“Another of the disciples said to Him, ‘Lord, permit me first to go and bury my father.’ But Jesus said to him, ‘Follow Me, and allow the dead to bury their own dead’” (Matthew 8:21–22).
This man, perhaps a hanger-on who had followed Jesus around the countryside for a while, makes what seems at first to be a reasonable statement. His seeking permission to go and bury his father, however, did not mean his parent was already dead. It was and is a common Middle Eastern figure of speech referring to a child’s (mainly a son’s) responsibility to help with the family business until the father dies and the inheritance is available. Such a commitment can conceivably take a long time to fulfill. It’s the same as saying, “I need to wait until I receive my inheritance.”

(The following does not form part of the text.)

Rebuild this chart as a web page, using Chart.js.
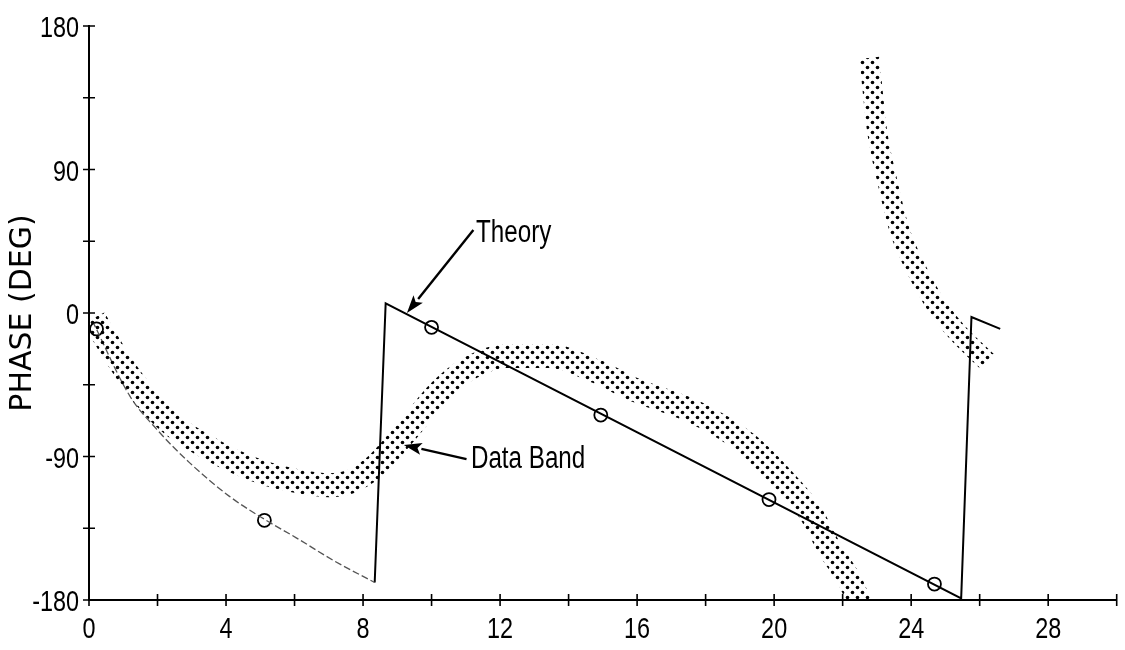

This superficial disciple did not want devotion to Jesus to get in the way of receiving what was coming to him. He was okay with associating with the Lord by name, but his personal prosperity and well-being came ahead of serving Christ.
Jesus’ reply was right on the mark with another proverbial saying, “Follow Me, and allow the dead to bury their own dead.” In other words, “Let the world take care of the things of the world.” We should let the spiritually dead manage their own affairs.
Believers must not pattern their thinking after the world’s ways, but be disciples of Christ and bring the good news of eternal life to the world, relying on His grace and enabling.
Are there any plans and hopes and dreams you are still holding on to that may not square with the will of God for your life? If you had to surrender any of these for the cause of Christ, how do you think you’d react?